This has been a constant feeling for me since I decided to quit my job and change my life completely 3 months ago. I (or we, in general) are programmed to live our lives fast, intensively, non-stop, and the fuller, the better. But what does this mean?
I have been job-free for 3 months now. The first month was all about holidays and moving countries (I moved from Madrid, Spain, to Nuremberg, Germany). The second month was about settling in, and starting a new routine here in Nuremberg, as I was to start an intensive German course that would become my main routine here, alongside with enjoying my life with my partner and doing stuff that I always wanted to do but I never had the time to. The third month has been basically studying, studying and studying. Settling in in a new country whose language is not familiar to you may seem like a daunting task, but learning the language always helps.
So the experience so far has been great and fulfilling, but there has always been a subjacent voice inside me that would scream: “yeah, this is all good, but you’ve got to work!”. And through these three months, this voice has kept on repeating itself. What do I make out of it? Why does my brain keep on repeating that I have to work above anything else? My brain should be shooting out ideas about the million other things I could/should be doing, but instead, it repeats this mantra over and over again.
My first instinct finds this insanely weird. During the last few months, my brain has done nothing but the opposite, constantly laying out the idea that I would be much better off once I had some time to myself and to think about what I wanted to do with my life. And now, this? Of course this is weird.
I feel super happy about having quit my old job and having jumped into this new adventure. I feel super relaxed, all my stress has disappeared, my life feels a better place to live in, I have nothing else to do but learning a language (something I love, by the way) and doing the things I never had time to do before, I have no more travelling to do (at least for now, or unless I want to, but not for work!), and I’ve got the opportunity to meditate about what my life is like, and what I want it to be.
But this other voice is relentless. What does it mean, then? Here’s what I can make of it:
- Part of it may be a residual feeling because I am self-financing this adventure, so I’m basically living off my savings. This is something that many people would raise their hands to their heads about, but I believe that savings are to be enjoyed, and not to be accumulated. Of course, it’s good to have a security blanket, but there’s no need to restrain oneself to do things that will make you happy if they make sense.
- Another meaning of this is a subterfuge from our brains because we really do not know how to be on our own, how to do things on our own, how to enjoy things on our own, and we don’t like having time to think about “stuff”. Life seems easier when there is no time to reflect upon things. Life is easier when time simply swifts by.
- Another part of it is related closely to the way I believe many of us have been brought up: how much we’re worth is in direct proportion to how much we work, or how much we produce. This is something the modern world does to us: our parents and our families want us to do the best we possibly can; society “rewards” the fittest ones, and “punishes” somehow the weakest links; we take on more and more activities to fill up gaps and spaces either because we don’t feel worthy enough, because society pushes us to do so, or because we simply want more (more of what?).

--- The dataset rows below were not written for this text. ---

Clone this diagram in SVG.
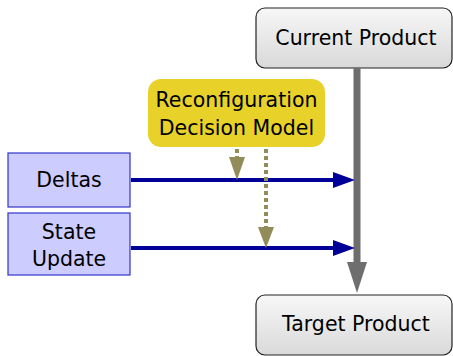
<svg xmlns="http://www.w3.org/2000/svg" width="453" height="356" viewBox="0 0 453 356">
<style>
text{font-family:"DejaVu Sans","Liberation Sans",sans-serif;font-size:20.5px;fill:#000;text-anchor:middle;dominant-baseline:central}
.prod{fill:url(#g);stroke:#222;stroke-width:1.2}
.inp{fill:#ccccff;stroke:#3333cc;stroke-width:1.2}
.blue{stroke:#000099;stroke-width:4;fill:none}
.dash{stroke:#928c5a;stroke-width:4;stroke-dasharray:4 3;fill:none}
</style>
<defs>
<linearGradient id="g" x1="0" y1="0" x2="0" y2="1"><stop offset="0" stop-color="#f7f7f7"/><stop offset="1" stop-color="#d9d9d9"/></linearGradient>
</defs>
<g id="current"><rect class="prod" x="256" y="8" width="196" height="60" rx="9"/><text x="356" y="38">Current Product</text></g>
<g id="target"><rect class="prod" x="256" y="295" width="196" height="60" rx="9"/><text x="356" y="324">Target Product</text></g>
<g id="decision"><rect x="148" y="79" width="177" height="68" rx="13" fill="#e8d22a"/><text x="236.5" y="100">Reconfiguration</text><text x="236.5" y="128">Decision Model</text></g>
<g id="deltas"><rect class="inp" x="8" y="153" width="122" height="54"/><text x="69" y="180">Deltas</text></g>
<g id="state"><rect class="inp" x="8" y="213" width="122" height="62"/><text x="69" y="232">State</text><text x="69" y="259">Update</text></g>
<g id="connectors">
<line x1="357" y1="68" x2="357" y2="263" stroke="#6e6e6e" stroke-width="7"/>
<polygon points="347,262 367,262 357,293" fill="#6e6e6e"/>
<line class="blue" x1="131" y1="180" x2="336" y2="180"/>
<polygon points="333,172 355,180 333,188" fill="#000099"/>
<line class="blue" x1="131" y1="248" x2="336" y2="248"/>
<polygon points="333,240 355,248 333,256" fill="#000099"/>
<line class="dash" x1="237" y1="149" x2="237" y2="158"/>
<polygon points="229,157 245,157 237,180" fill="#928c5a"/>
<line class="dash" x1="266" y1="149" x2="266" y2="228"/>
<polygon points="258,227 274,227 266,248" fill="#928c5a"/>
</g>
</svg>
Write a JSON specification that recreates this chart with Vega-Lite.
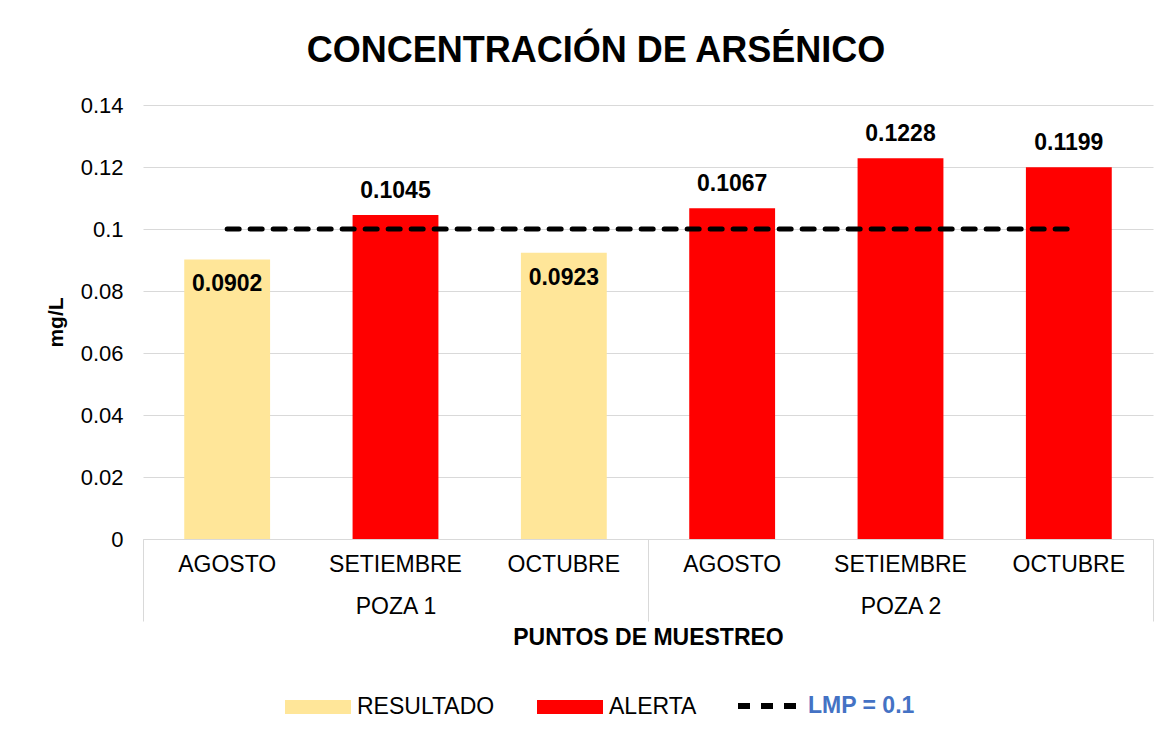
{
  "$schema": "https://vega.github.io/schema/vega-lite/v6.json",
  "width": 1010,
  "height": 434,
  "autosize": "none",
  "padding": {"left": 143, "top": 105, "right": 15, "bottom": 194},
  "background": "white",
  "config": {
    "font": "Liberation Sans",
    "view": {"stroke": null}
  },
  "title": {
    "text": "CONCENTRACIÓN DE ARSÉNICO",
    "fontSize": 36,
    "fontWeight": "bold",
    "color": "black",
    "anchor": "middle",
    "dx": -52,
    "offset": 24
  },
  "datasets": {
    "valores": [
      {"punto": "POZA 1", "mes": "AGOSTO", "clave": "POZA 1|AGOSTO", "valor": 0.0902, "estado": "RESULTADO"},
      {"punto": "POZA 1", "mes": "SETIEMBRE", "clave": "POZA 1|SETIEMBRE", "valor": 0.1045, "estado": "ALERTA"},
      {"punto": "POZA 1", "mes": "OCTUBRE", "clave": "POZA 1|OCTUBRE", "valor": 0.0923, "estado": "RESULTADO"},
      {"punto": "POZA 2", "mes": "AGOSTO", "clave": "POZA 2|AGOSTO", "valor": 0.1067, "estado": "ALERTA"},
      {"punto": "POZA 2", "mes": "SETIEMBRE", "clave": "POZA 2|SETIEMBRE", "valor": 0.1228, "estado": "ALERTA"},
      {"punto": "POZA 2", "mes": "OCTUBRE", "clave": "POZA 2|OCTUBRE", "valor": 0.1199, "estado": "ALERTA"}
    ],
    "limite": [
      {"desde": "POZA 1|AGOSTO", "hasta": "POZA 2|OCTUBRE", "lmp": 0.1, "serie": "LMP = 0.1"}
    ]
  },
  "layer": [
    {
      "layer": [
        {
          "data": {"name": "valores"},
          "mark": {"type": "bar"},
          "encoding": {
            "x": {
              "field": "clave",
              "type": "nominal",
              "sort": null,
              "scale": {
                "domain": ["POZA 1|AGOSTO", "POZA 1|SETIEMBRE", "POZA 1|OCTUBRE", "POZA 2|AGOSTO", "POZA 2|SETIEMBRE", "POZA 2|OCTUBRE"],
                "paddingInner": 0.49,
                "paddingOuter": 0.245
              },
              "axis": {
                "orient": "bottom",
                "title": null,
                "labelExpr": "split(datum.value, '|')[1]",
                "labelAngle": 0,
                "labelFontSize": 23,
                "labelColor": "black",
                "labelPadding": 14,
                "ticks": false,
                "domain": true,
                "domainColor": "#D9D9D9",
                "domainWidth": 1,
                "grid": false
              }
            },
            "y": {
              "field": "valor",
              "type": "quantitative",
              "scale": {"domain": [0, 0.14], "nice": false},
              "axis": {
                "title": "mg/L",
                "titleFontSize": 21,
                "titleFontWeight": "bold",
                "titleColor": "black",
                "titlePadding": 14,
                "values": [0, 0.02, 0.04, 0.06, 0.08, 0.1, 0.12, 0.14],
                "format": "~g",
                "labelFontSize": 22,
                "labelColor": "black",
                "labelPadding": 20,
                "ticks": false,
                "domain": false,
                "grid": true,
                "gridColor": "#D9D9D9",
                "gridWidth": 1
              }
            },
            "color": {
              "field": "estado",
              "type": "nominal",
              "scale": {"domain": ["RESULTADO", "ALERTA"], "range": ["#FFE699", "#FF0000"]},
              "legend": {
                "orient": "none",
                "direction": "horizontal",
                "legendX": 142,
                "legendY": 569,
                "title": null,
                "symbolType": "M-1,-0.212H1V0.212H-1Z",
                "symbolSize": 4356,
                "symbolStrokeWidth": 0,
                "symbolOpacity": 1,
                "labelFontSize": 23,
                "labelColor": "black",
                "labelOffset": 6,
                "columnPadding": 42
              }
            }
          }
        },
        {
          "data": {"name": "valores"},
          "transform": [{"filter": "datum.estado == 'ALERTA'"}],
          "mark": {"type": "text", "dy": -24, "fontSize": 23, "fontWeight": "bold", "color": "black", "baseline": "middle"},
          "encoding": {
            "x": {"field": "clave", "type": "nominal", "sort": null},
            "y": {"field": "valor", "type": "quantitative"},
            "text": {"field": "valor", "type": "quantitative", "format": ".4f"}
          }
        },
        {
          "data": {"name": "valores"},
          "transform": [{"filter": "datum.estado == 'RESULTADO'"}],
          "mark": {"type": "text", "dy": 25, "fontSize": 23, "fontWeight": "bold", "color": "black", "baseline": "middle"},
          "encoding": {
            "x": {"field": "clave", "type": "nominal", "sort": null},
            "y": {"field": "valor", "type": "quantitative"},
            "text": {"field": "valor", "type": "quantitative", "format": ".4f"}
          }
        },
        {
          "data": {"name": "limite"},
          "mark": {"type": "rule", "strokeWidth": 5, "strokeCap": "round", "color": "black"},
          "encoding": {
            "x": {"field": "desde", "type": "nominal", "sort": null},
            "x2": {"field": "hasta"},
            "y": {"field": "lmp", "type": "quantitative"},
            "strokeDash": {
              "field": "serie",
              "type": "nominal",
              "scale": {"domain": ["LMP = 0.1"], "range": [[12, 11]]},
              "legend": {
                "orient": "none",
                "direction": "horizontal",
                "legendX": 592,
                "legendY": 567,
                "title": null,
                "symbolType": "stroke",
                "symbolSize": 3844,
                "symbolStrokeWidth": 6,
                "symbolStrokeColor": "black",
                "labelFontSize": 23,
                "labelFontWeight": "bold",
                "labelColor": "#4472C4",
                "labelOffset": 5
              }
            }
          }
        }
      ]
    },
    {
      "data": {"name": "valores"},
      "mark": {"type": "text", "opacity": 0},
      "encoding": {
        "x": {
          "field": "punto",
          "type": "nominal",
          "scale": {"paddingInner": 0, "paddingOuter": 0},
          "axis": {
            "orient": "bottom",
            "title": "PUNTOS DE MUESTREO",
            "titleFontSize": 23,
            "titleFontWeight": "bold",
            "titleColor": "black",
            "titlePadding": 5,
            "labelAngle": 0,
            "labelFontSize": 23,
            "labelColor": "black",
            "labelPadding": -26,
            "domain": false,
            "ticks": true,
            "tickBand": "extent",
            "tickSize": 82,
            "tickColor": "#D9D9D9",
            "tickWidth": 1,
            "grid": false
          }
        }
      }
    }
  ],
  "resolve": {"scale": {"x": "independent"}}
}
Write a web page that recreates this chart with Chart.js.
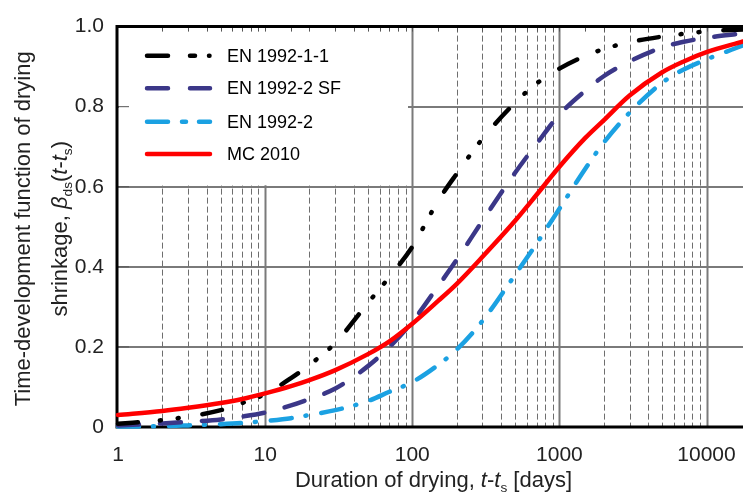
<!DOCTYPE html>
<html>
<head>
<meta charset="utf-8">
<script src="https://cdn.jsdelivr.net/npm/chart.js@4/dist/chart.umd.min.js"></script>
<style>
  html, body { margin: 0; padding: 0; background: #fff; }
  #wrap { width: 743px; height: 495px; }
</style>
</head>
<body>
<div id="wrap"><canvas id="chart" width="743" height="495"></canvas></div>
<script>
/* =====================================================
   DATA
   ===================================================== */
var days = [1, 2, 3, 5, 7, 10, 15, 20, 30, 50, 70, 100, 150, 200, 300, 500, 700,
            1000, 1500, 2000, 3000, 5000, 7000, 10000, 17700];

var en1992_1_1 = [0.008, 0.017, 0.026, 0.042, 0.06, 0.082, 0.122, 0.155, 0.21, 0.31, 0.375, 0.45,
                  0.565, 0.632, 0.72, 0.81, 0.858, 0.895, 0.927, 0.944, 0.961, 0.975, 0.982, 0.988, 0.993];

var en1992_2_sf = [0.004, 0.009, 0.013, 0.019, 0.026, 0.036, 0.054, 0.07, 0.096, 0.152, 0.2, 0.263,
                   0.352, 0.417, 0.515, 0.635, 0.707, 0.78, 0.84, 0.876, 0.913, 0.948, 0.962, 0.972, 0.983];

var en1992_2 = [0.001, 0.002, 0.004, 0.007, 0.01, 0.015, 0.022, 0.03, 0.042, 0.065, 0.088, 0.112,
                0.155, 0.193, 0.265, 0.38, 0.458, 0.545, 0.645, 0.71, 0.785, 0.86, 0.893, 0.918, 0.953];

var mc2010 = [0.03, 0.04, 0.048, 0.06, 0.07, 0.084, 0.102, 0.117, 0.142, 0.182, 0.214, 0.258,
              0.315, 0.357, 0.425, 0.515, 0.58, 0.65, 0.722, 0.766, 0.828, 0.886, 0.913, 0.936, 0.963];

var seriesNames = ['EN 1992-1-1', 'EN 1992-2 SF', 'EN 1992-2', 'MC 2010'];
var xTickLabels = [1, 10, 100, 1000, 10000];
var yTickLabels = ['0', '0.2', '0.4', '0.6', '0.8', '1.0'];

/* =====================================================
   STYLE
   ===================================================== */
var FONT = "'Liberation Sans', Arial, sans-serif";
var styles = [
    { color: '#000000', dash: [20, 22, 1, 17, 1, 24], legendDash: [21, 22, 5, 14, 0.5, 100] },
    { color: '#3b3788', dash: [21, 21], legendDash: [21, 22, 20, 100] },
    { color: '#1ba1e2', dash: [21, 14, 1, 15], legendDash: [21, 14, 4, 13, 30] },
    { color: '#ff0000', dash: [], legendDash: [] }
];

function toPoints(vals) {
    return days.map(function (d, i) { return { x: d, y: vals[i] }; });
}

function isPow10(v) {
    var l = Math.log10(v);
    return Math.abs(l - Math.round(l)) < 1e-9;
}

function drawRich(ctx, runs, cx, baseY, size) {
    var total = 0;
    runs.forEach(function (r) {
        var s = r.sub ? size * 0.62 : size;
        r.font = (r.it ? 'italic ' : '') + s + 'px ' + FONT;
        ctx.font = r.font;
        r.w = ctx.measureText(r.t).width;
        total += r.w;
    });
    var x = cx - total / 2;
    ctx.textAlign = 'left';
    ctx.textBaseline = 'alphabetic';
    runs.forEach(function (r) {
        ctx.font = r.font;
        ctx.fillText(r.t, x, baseY + (r.sub ? size * 0.22 : 0));
        x += r.w;
    });
}

/* =====================================================
   PLUGIN: grid, legend box, borders, titles
   ===================================================== */
var decor = {
    id: 'decor',
    beforeDatasetsDraw: function (chart) {
        var ctx = chart.ctx, a = chart.chartArea;
        var xs = chart.scales.x, ys = chart.scales.y;
        ctx.save();
        // vertical grid lines
        xs.ticks.forEach(function (t) {
            var v = t.value;
            var sig = v / Math.pow(10, Math.floor(Math.log10(v) + 1e-9));
            if (Math.abs(sig - Math.round(sig)) > 1e-6 || v <= 1) return;
            var px = Math.round(xs.getPixelForValue(v)) + 0.5;
            ctx.beginPath();
            if (isPow10(v)) {
                ctx.setLineDash([]);
                ctx.strokeStyle = '#7a7a7a';
                ctx.lineWidth = 2;
            } else {
                ctx.setLineDash([6, 3]);
                ctx.strokeStyle = '#6e6e6e';
                ctx.lineWidth = 1;
            }
            ctx.moveTo(px, a.top);
            ctx.lineTo(px, a.bottom);
            ctx.stroke();
        });
        ctx.setLineDash([]);
        // legend background
        ctx.fillStyle = '#ffffff';
        ctx.fillRect(a.left + 1, a.top + 1, 407 - a.left, ys.getPixelForValue(0.6) - a.top - 2.5);
        // inward ticks
        ctx.strokeStyle = '#555';
        ctx.lineWidth = 1;
        xs.ticks.forEach(function (t) {
            var px = Math.round(xs.getPixelForValue(t.value)) + 0.5;
            if (t.value <= 1 || t.value >= xs.max) return;
            ctx.beginPath();
            ctx.moveTo(px, a.top);
            ctx.lineTo(px, a.top + 5);
            ctx.stroke();
        });
        ys.ticks.forEach(function (t) {
            var py = ys.getPixelForValue(t.value);
            ctx.beginPath();
            ctx.moveTo(a.left, py);
            ctx.lineTo(a.left + 11, py);
            ctx.stroke();
        });
        // axis frame
        ctx.strokeStyle = '#000';
        ctx.lineWidth = 3;
        ctx.beginPath();
        ctx.moveTo(a.right + 2, a.top);
        ctx.lineTo(a.left - 1, a.top);
        ctx.lineTo(a.left - 1, a.bottom);
        ctx.lineTo(a.right + 2, a.bottom);
        ctx.stroke();
        ctx.restore();
    },
    afterDraw: function (chart) {
        var ctx = chart.ctx, a = chart.chartArea;
        ctx.save();
        // legend
        var rows = [55.7, 88.3, 121.7, 154];
        seriesNames.forEach(function (name, i) {
            ctx.beginPath();
            ctx.setLineDash(styles[i].legendDash);
            ctx.lineCap = 'round';
            ctx.lineWidth = 4.5;
            ctx.strokeStyle = styles[i].color;
            ctx.moveTo(147, rows[i]);
            ctx.lineTo(210, rows[i]);
            ctx.stroke();
            ctx.setLineDash([]);
            ctx.fillStyle = '#000';
            ctx.font = '18px ' + FONT;
            ctx.textAlign = 'left';
            ctx.textBaseline = 'middle';
            ctx.fillText(name, 227, rows[i] + 1);
        });
        // x title
        ctx.fillStyle = '#222';
        drawRich(ctx, [
            { t: 'Duration of drying, ' },
            { t: 't', it: true }, { t: '-' }, { t: 't', it: true }, { t: 's', sub: true },
            { t: ' [days]' }
        ], (a.left + a.right) / 2 + 3, 487, 22);
        // y title
        var cy = (a.top + a.bottom) / 2 + 2;
        ctx.save();
        ctx.translate(30, cy);
        ctx.rotate(-Math.PI / 2);
        drawRich(ctx, [{ t: 'Time-development function of drying' }], 0, 0, 22);
        ctx.restore();
        ctx.save();
        ctx.translate(67, cy);
        ctx.rotate(-Math.PI / 2);
        drawRich(ctx, [
            { t: 'shrinkage, ' },
            { t: '\u03B2', it: true }, { t: 'ds', sub: true },
            { t: '(' }, { t: 't', it: true }, { t: '-' }, { t: 't', it: true }, { t: 's', sub: true }, { t: ')' }
        ], 0, 0, 22);
        ctx.restore();
        ctx.restore();
    }
};

/* =====================================================
   CHART
   ===================================================== */
var allSeries = [en1992_1_1, en1992_2_sf, en1992_2, mc2010];
var datasets = allSeries.map(function (vals, i) {
    return {
        label: seriesNames[i],
        data: toPoints(vals),
        borderColor: styles[i].color,
        backgroundColor: styles[i].color,
        borderDash: styles[i].dash,
        borderWidth: 4.5,
        borderCapStyle: 'round',
        pointRadius: 0,
        fill: false,
        cubicInterpolationMode: 'monotone',
        clip: false,
        order: i === 3 ? 0 : i + 1
    };
});

new Chart(document.getElementById('chart').getContext('2d'), {
    type: 'line',
    data: { datasets: datasets },
    options: {
        responsive: false,
        animation: false,
        layout: { padding: { top: 24, right: 0, left: 0, bottom: 0 } },
        plugins: { legend: { display: false }, tooltip: { enabled: false } },
        scales: {
            x: {
                type: 'logarithmic',
                min: 1,
                max: 17700,
                afterFit: function (s) {
                    s.height = 68;
                    s.paddingRight = 0;
                    s.paddingLeft = 0;
                },
                grid: { display: false },
                border: { display: false },
                ticks: {
                    autoSkip: false,
                    maxRotation: 0,
                    padding: 8,
                    color: '#222',
                    font: { family: FONT, size: 21 },
                    callback: function (v) {
                        for (var i = 0; i < xTickLabels.length; i++) {
                            if (Math.abs(v - xTickLabels[i]) < 1e-6) return String(xTickLabels[i]);
                        }
                        return '';
                    }
                }
            },
            y: {
                min: 0,
                max: 1,
                afterFit: function (s) { s.width = 118; },
                grid: { color: '#7a7a7a', lineWidth: 2, drawTicks: false },
                border: { display: false },
                ticks: {
                    stepSize: 0.2,
                    padding: 14,
                    color: '#222',
                    font: { family: FONT, size: 21 },
                    callback: function (v) { return yTickLabels[Math.round(v / 0.2)]; }
                }
            }
        }
    },
    plugins: [decor]
});
</script>
</body>
</html>
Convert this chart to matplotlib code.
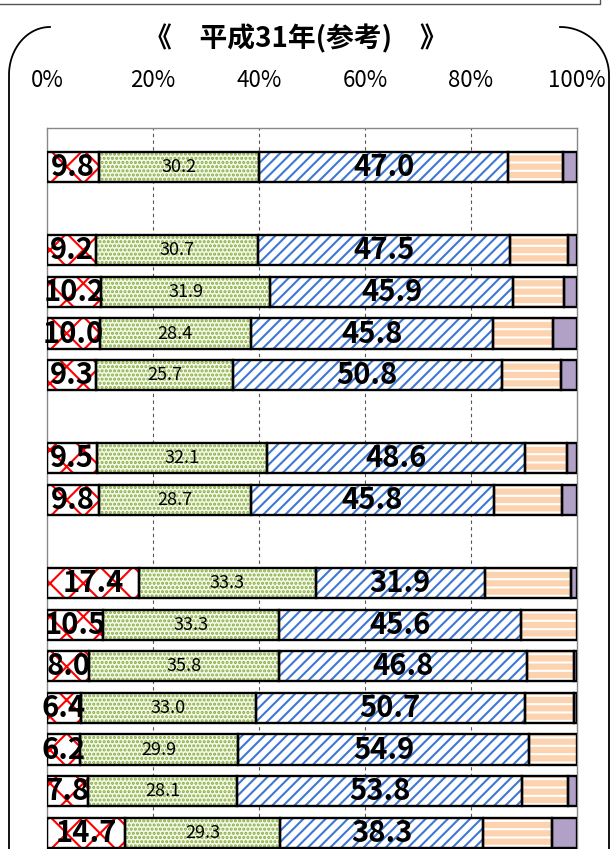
import numpy as np
import matplotlib
matplotlib.use("Agg")
import matplotlib.pyplot as plt

# 構成比（%）: 行ごとの各区分
row_slots = [0, 2, 3, 4, 5, 7, 8, 10, 11, 12, 13, 14, 15, 16]
red_vals = [9.8, 9.2, 10.2, 10.0, 9.3, 9.5, 9.8, 17.4, 10.5, 8.0, 6.4, 6.2, 7.8, 14.7]
green_vals = [30.2, 30.7, 31.9, 28.4, 25.7, 32.1, 28.7, 33.3, 33.3, 35.8, 33.0, 29.9, 28.1, 29.3]
blue_vals = [47.0, 47.5, 45.9, 45.8, 50.8, 48.6, 45.8, 31.9, 45.6, 46.8, 50.7, 54.9, 53.8, 38.3]
orange_vals = [10.3, 10.9, 9.6, 11.2, 11.1, 7.9, 12.9, 16.2, 10.6, 8.8, 9.3, 9.0, 8.6, 13.0]
purple_vals = [2.7, 1.7, 2.4, 4.6, 3.1, 1.9, 2.8, 1.2, 0.0, 0.6, 0.6, 0.0, 1.7, 4.7]
tick_vals = [0, 20, 40, 60, 80, 100]
tick_labels = ["0%", "20%", "40%", "60%", "80%", "100%"]
title_text = "《\u3000平成31年(参考)\u3000》"

JP_FONT = ["Noto Sans CJK JP", "DejaVu Sans"]

plt.rcParams["hatch.linewidth"] = 1.5

W, H = 614, 849
fig = plt.figure(figsize=(W / 100, H / 100), dpi=100)

# frame lines drawn in pixel coordinates on a background axes
bg = fig.add_axes([0, 0, 1, 1])
bg.set_xlim(0, W)
bg.set_ylim(H, 0)
bg.axis("off")
bg.plot([0, 600, 600], [4, 4, 0], color="#555555", lw=1.0)
t = np.linspace(0, np.pi / 2, 60)
# left rounded corner + side
lx = 50 - 41 * np.sin(t)
ly = 75 - 48 * np.cos(t)
bg.plot(np.r_[lx, 9], np.r_[ly, H], color="black", lw=1.3)
# right rounded corner + side
rx = 560 + 49 * np.sin(t)
ry = 75 - 48 * np.cos(t)
bg.plot(np.r_[rx, 609], np.r_[ry, H], color="black", lw=1.3)
bg.text(296, 39, title_text, ha="center", va="center", fontsize=20,
        fontweight="bold", family=JP_FONT)

# main chart
slot_px = 41.6
y_top = -0.94
y_bot = 16.6
ax_h = (y_bot - y_top) * slot_px / H
ax_top = 1 - 128 / H
ax = fig.add_axes([47 / W, ax_top - ax_h, 530 / W, ax_h])
ax.set_xlim(0, 100)
ax.set_ylim(y_bot, y_top)

y = np.array(row_slots, dtype=float)
bar_h = 0.73

segments = [
    (red_vals, "white", "#ff0000", "x"),
    (green_vals, "#f4f9ea", "#86ac3e", "...."),
    (blue_vals, "white", "#3f78d4", "///"),
    (orange_vals, "#fcd3ae", "white", "--"),
    (purple_vals, "#b2a1c7", "#b2a1c7", None),
]

left = np.zeros(len(y))
for vals, face, hcol, hatch in segments:
    vals = np.array(vals)
    mask = vals > 0
    ax.barh(y[mask], vals[mask], left=left[mask], height=bar_h, color=face,
            edgecolor=hcol, linewidth=0, hatch=hatch, zorder=2)
    ax.barh(y[mask], vals[mask], left=left[mask], height=bar_h, fill=False,
            edgecolor="black", linewidth=1.7, zorder=3)
    left = left + vals

# value labels
left = np.zeros(len(y))
for vals, size, weight in [(red_vals, 21, "bold"),
                           (green_vals, 13, "normal"),
                           (blue_vals, 21, "bold")]:
    for yy, l, v in zip(y, left, vals):
        ax.text(l + v / 2, yy, f"{v:.1f}", ha="center", va="center",
                fontsize=size, fontweight=weight, family=JP_FONT,
                color="black", zorder=4)
    left = left + np.array(vals)

# grid and axes styling
for gx in tick_vals[1:-1]:
    ax.axvline(gx, color="#555555", lw=0.8, ls=(0, (3, 3)), zorder=1)
ax.set_xticks(tick_vals)
ax.set_xticklabels(tick_labels, fontsize=16, family=JP_FONT)
ax.xaxis.tick_top()
ax.tick_params(axis="x", length=0, pad=26)
ax.set_yticks([])
for side in ["top", "left", "right"]:
    ax.spines[side].set_color("#888888")
    ax.spines[side].set_linewidth(1.0)
ax.spines["bottom"].set_visible(False)

fig.savefig("out.png", dpi=100)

The real reason may lie behind a mixture of all three points above. Maybe I feel guilty because I’m spending my savings when I was raised up to save money in order to have “something” (like what, possessions? What about experiences?). Maybe my brain is bored because I’ve always had so much to do and now I have very little to do and I love it, but I don’t know what to make of it. But more importantly: how do I perceive myself? Am I as worthy as to how much I “produce”? I think not.
Life is not to be lived in 6th gear continuously. Life is to be savoured, every drop of it.
So, if any of you are feeling anything similar, just sit back and relax. Be who you like, think outside the box, do the things you’ve always wanted to do, and definitely change gears!